**Required task**. Search the listing below for the string "React" and show each line that contains it.

**Source excerpt**.
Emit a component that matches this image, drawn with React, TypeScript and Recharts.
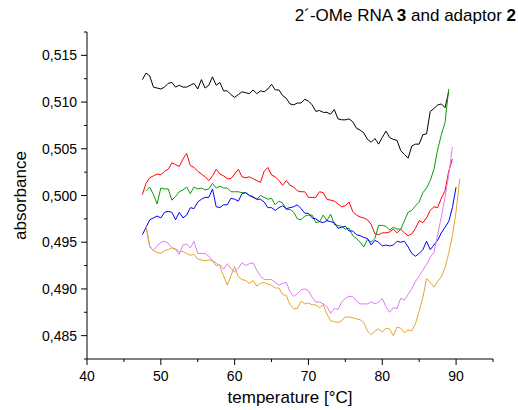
import React from 'react';
import { LineChart, Line, XAxis, YAxis, Label } from 'recharts';

const FONT = '"Liberation Sans", Arial, sans-serif';

const temps = [47.5, 48, 48.5, 49, 49.5, 50, 50.5, 51, 51.5, 52, 52.5, 53, 53.5, 54, 54.5, 55, 55.5, 56, 56.5, 57, 57.5, 58, 58.5, 59, 59.5, 60, 60.5, 61, 61.5, 62, 62.5, 63, 63.5, 64, 64.5, 65, 65.5, 66, 66.5, 67, 67.5, 68, 68.5, 69, 69.5, 70, 70.5, 71, 71.5, 72, 72.5, 73, 73.5, 74, 74.5, 75, 75.5, 76, 76.5, 77, 77.5, 78, 78.5, 79, 79.5, 80, 80.5, 81, 81.5, 82, 82.5, 83, 83.5, 84, 84.5, 85, 85.5, 86, 86.5, 87, 87.5, 88, 88.5, 89, 89.5, 90, 90.5];

// from 47.5
const black = [0.5124, 0.5131, 0.5128, 0.5116, 0.5115, 0.5114, 0.5116, 0.5120, 0.5121, 0.5116, 0.5118, 0.5116, 0.5116, 0.5118, 0.5120, 0.5114, 0.5124, 0.5115, 0.5118, 0.5127, 0.5118, 0.5121, 0.5112, 0.5112, 0.5108, 0.5105, 0.5108, 0.5111, 0.5110, 0.5109, 0.5113, 0.5109, 0.5112, 0.5111, 0.5114, 0.5119, 0.5113, 0.5113, 0.5107, 0.5104, 0.5098, 0.5097, 0.5099, 0.5099, 0.5103, 0.5101, 0.5097, 0.5090, 0.5091, 0.5089, 0.5089, 0.5087, 0.5092, 0.5082, 0.5081, 0.5081, 0.5082, 0.5079, 0.5072, 0.5070, 0.5067, 0.5060, 0.5057, 0.5061, 0.5055, 0.5062, 0.5069, 0.5062, 0.5060, 0.5059, 0.5048, 0.5044, 0.5040, 0.5053, 0.5055, 0.5055, 0.5065, 0.5066, 0.5090, 0.5093, 0.5097, 0.5098, 0.5094, 0.5111];

// from 47.5
const red = [0.5001, 0.5013, 0.5019, 0.5021, 0.5023, 0.5022, 0.5026, 0.5028, 0.5035, 0.5033, 0.5031, 0.5039, 0.5045, 0.5032, 0.5030, 0.5026, 0.5023, 0.5020, 0.5016, 0.5021, 0.5028, 0.5023, 0.5021, 0.5018, 0.5018, 0.5023, 0.5028, 0.5020, 0.5019, 0.5020, 0.5018, 0.5016, 0.5014, 0.5026, 0.5030, 0.5022, 0.5020, 0.5016, 0.5011, 0.5016, 0.5011, 0.5009, 0.5005, 0.5004, 0.5004, 0.4998, 0.4998, 0.4998, 0.5004, 0.5003, 0.4996, 0.4995, 0.4994, 0.4991, 0.4988, 0.4989, 0.4993, 0.4983, 0.4979, 0.4977, 0.4976, 0.4974, 0.4969, 0.4959, 0.4958, 0.4960, 0.4960, 0.4961, 0.4964, 0.4960, 0.4964, 0.4960, 0.4957, 0.4959, 0.4965, 0.4973, 0.4971, 0.4976, 0.4984, 0.4988, 0.4987, 0.4997, 0.5005, 0.5026, 0.5039];

// from 47.5 (starts at 48)
const green = [null, 0.5005, 0.5009, 0.5001, 0.4991, 0.5008, 0.5007, 0.5007, 0.4995, 0.4999, 0.5004, 0.5006, 0.5009, 0.5002, 0.5009, 0.5007, 0.5008, 0.5006, 0.5007, 0.5013, 0.5008, 0.5010, 0.5008, 0.5008, 0.5004, 0.5004, 0.5004, 0.5003, 0.5003, 0.5000, 0.4999, 0.4996, 0.5000, 0.4998, 0.4996, 0.4997, 0.4990, 0.4994, 0.4992, 0.4985, 0.4985, 0.4982, 0.4975, 0.4974, 0.4978, 0.4979, 0.4979, 0.4971, 0.4972, 0.4979, 0.4973, 0.4980, 0.4969, 0.4968, 0.4967, 0.4964, 0.4965, 0.4957, 0.4954, 0.4950, 0.4945, 0.4953, 0.4950, 0.4954, 0.4968, 0.4968, 0.4967, 0.4963, 0.4966, 0.4964, 0.4964, 0.4973, 0.4982, 0.4984, 0.4989, 0.4993, 0.5003, 0.5008, 0.5016, 0.5028, 0.5049, 0.5065, 0.5078, 0.5114];

// from 47.5
const blue = [0.4958, 0.4966, 0.4974, 0.4976, 0.4978, 0.4976, 0.4982, 0.4983, 0.4982, 0.4974, 0.4982, 0.4976, 0.4979, 0.4987, 0.4986, 0.4993, 0.4996, 0.4998, 0.4998, 0.5007, 0.4988, 0.4987, 0.4990, 0.4990, 0.4997, 0.4996, 0.4994, 0.5002, 0.5003, 0.5000, 0.4998, 0.4996, 0.4996, 0.4993, 0.4987, 0.4987, 0.4984, 0.4987, 0.4989, 0.4986, 0.4987, 0.4988, 0.4990, 0.4986, 0.4981, 0.4981, 0.4976, 0.4975, 0.4972, 0.4971, 0.4973, 0.4972, 0.4971, 0.4965, 0.4966, 0.4967, 0.4962, 0.4962, 0.4958, 0.4957, 0.4955, 0.4954, 0.4947, 0.4952, 0.4950, 0.4946, 0.4947, 0.4946, 0.4947, 0.4951, 0.4950, 0.4951, 0.4945, 0.4938, 0.4935, 0.4938, 0.4942, 0.4951, 0.4942, 0.4947, 0.4952, 0.4960, 0.4966, 0.4972, 0.4987, 0.5009];

// from 47.5 (starts at 48)
const violet = [null, 0.4968, 0.4946, 0.4941, 0.4946, 0.4950, 0.4951, 0.4949, 0.4944, 0.4942, 0.4937, 0.4947, 0.4948, 0.4944, 0.4951, 0.4938, 0.4938, 0.4938, 0.4935, 0.4930, 0.4925, 0.4926, 0.4921, 0.4927, 0.4922, 0.4918, 0.4922, 0.4928, 0.4925, 0.4927, 0.4928, 0.4920, 0.4914, 0.4910, 0.4910, 0.4910, 0.4907, 0.4904, 0.4906, 0.4907, 0.4897, 0.4892, 0.4895, 0.4899, 0.4900, 0.4898, 0.4891, 0.4886, 0.4886, 0.4884, 0.4881, 0.4874, 0.4879, 0.4878, 0.4886, 0.4890, 0.4892, 0.4892, 0.4887, 0.4884, 0.4884, 0.4884, 0.4886, 0.4884, 0.4886, 0.4890, 0.4881, 0.4875, 0.4880, 0.4879, 0.4890, 0.4888, 0.4894, 0.4900, 0.4908, 0.4914, 0.4920, 0.4926, 0.4934, 0.4939, 0.4958, 0.4977, 0.4998, 0.5022, 0.5052];

// from 47.5 (starts at 48)
const orange = [null, 0.4966, 0.4945, 0.4941, 0.4939, 0.4938, 0.4941, 0.4942, 0.4944, 0.4943, 0.4940, 0.4940, 0.4938, 0.4936, 0.4937, 0.4932, 0.4931, 0.4930, 0.4931, 0.4930, 0.4928, 0.4924, 0.4914, 0.4904, 0.4914, 0.4924, 0.4913, 0.4910, 0.4909, 0.4906, 0.4909, 0.4903, 0.4906, 0.4907, 0.4905, 0.4904, 0.4901, 0.4901, 0.4894, 0.4893, 0.4883, 0.4879, 0.4879, 0.4887, 0.4884, 0.4885, 0.4883, 0.4883, 0.4880, 0.4883, 0.4873, 0.4866, 0.4865, 0.4864, 0.4866, 0.4870, 0.4870, 0.4869, 0.4868, 0.4867, 0.4864, 0.4855, 0.4851, 0.4855, 0.4857, 0.4854, 0.4858, 0.4857, 0.4850, 0.4859, 0.4858, 0.4853, 0.4856, 0.4855, 0.4863, 0.4876, 0.4891, 0.4911, 0.4907, 0.4902, 0.4908, 0.4913, 0.4923, 0.4938, 0.4957, 0.4983, 0.5018];

const xTicks = [40, 45, 50, 55, 60, 65, 70, 75, 80, 85, 90, 95];
const yTicks = [0.4825, 0.485, 0.4875, 0.49, 0.4925, 0.495, 0.4975, 0.5, 0.5025, 0.505, 0.5075, 0.51, 0.5125, 0.515, 0.5175];

const seriesDefs = [
  { key: 'black', values: black, color: '#000000' },
  { key: 'red', values: red, color: '#ff0000' },
  { key: 'green', values: green, color: '#0a9a0a' },
  { key: 'blue', values: blue, color: '#0000ff' },
  { key: 'violet', values: violet, color: '#e07af5' },
  { key: 'orange', values: orange, color: '#e6a52c' },
];

const data = temps.map((t, i) => {
  const row: Record<string, number | null> = { t };
  seriesDefs.forEach((s) => {
    const v = s.values[i];
    row[s.key] = v === undefined ? null : v;
  });
  return row;
});

const TS = 6;
const TM = 2;

const XTick = (props: any) => {
  const { x, y, payload } = props;
  const axisY = y - TS - TM;
  const major = Math.round(payload.value) % 10 === 0;
  return (
    <g>
      <line x1={x} x2={x} y1={axisY} y2={axisY + (major ? 6 : 3)} stroke="#000" strokeWidth={1} />
      {major && payload.value !== 95 ? (
        <text x={x} y={axisY + 22} textAnchor="middle" fontSize={14} fontFamily={FONT} fill="#000">
          {payload.value}
        </text>
      ) : null}
    </g>
  );
};

const YTick = (props: any) => {
  const { x, y, payload } = props;
  const axisX = x + TS + TM;
  const thousandths = Math.round(payload.value * 10000);
  const major = thousandths % 50 === 0;
  return (
    <g>
      <line x1={axisX} x2={axisX - (major ? 6 : 3)} y1={y} y2={y} stroke="#000" strokeWidth={1} />
      {major ? (
        <text x={axisX - 10} y={y + 5} textAnchor="end" fontSize={14} fontFamily={FONT} fill="#000">
          {payload.value.toFixed(3).replace('.', ',')}
        </text>
      ) : null}
    </g>
  );
};

export default function App() {
  return (
    <div style={{ position: 'absolute', left: 0, top: 0, width: 518, height: 410, background: '#fff', fontFamily: FONT }}>
      <LineChart width={518} height={410} data={data} margin={{ top: 32, right: 25, bottom: 0, left: 0 }}>
        <XAxis
          dataKey="t"
          type="number"
          domain={[40, 95]}
          ticks={xTicks}
          interval={0}
          tick={<XTick />}
          tickLine={false}
          tickSize={TS}
          tickMargin={TM}
          axisLine={{ stroke: '#000', strokeWidth: 1 }}
          height={51}
          allowDataOverflow
        >
          <Label value="temperature [°C]" position="insideBottom" offset={7} style={{ fontSize: 17, fontFamily: FONT, fill: '#000' }} />
        </XAxis>
        <YAxis
          type="number"
          domain={[0.4825, 0.5175]}
          ticks={yTicks}
          interval={0}
          tick={<YTick />}
          tickLine={false}
          tickSize={TS}
          tickMargin={TM}
          axisLine={{ stroke: '#000', strokeWidth: 1 }}
          width={87}
          allowDataOverflow
        >
          <Label value="absorbance" angle={-90} position="insideLeft" offset={20} style={{ fontSize: 17, fontFamily: FONT, fill: '#000', textAnchor: 'middle' }} />
        </YAxis>
        {seriesDefs.map((s) => (
          <Line
            key={s.key}
            dataKey={s.key}
            type="linear"
            stroke={s.color}
            strokeWidth={1}
            dot={false}
            activeDot={false}
            isAnimationActive={false}
            connectNulls={false}
          />
        ))}
      </LineChart>
      <div style={{ position: 'absolute', right: 2, top: 6, fontSize: 17, fontFamily: FONT, color: '#000', whiteSpace: 'nowrap' }}>
        2´-OMe RNA <b>3</b> and adaptor <b>2</b>
      </div>
    </div>
  );
}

**Exercise answer**.
Emit a component that matches this image, drawn with React, TypeScript and Recharts.
import React from 'react';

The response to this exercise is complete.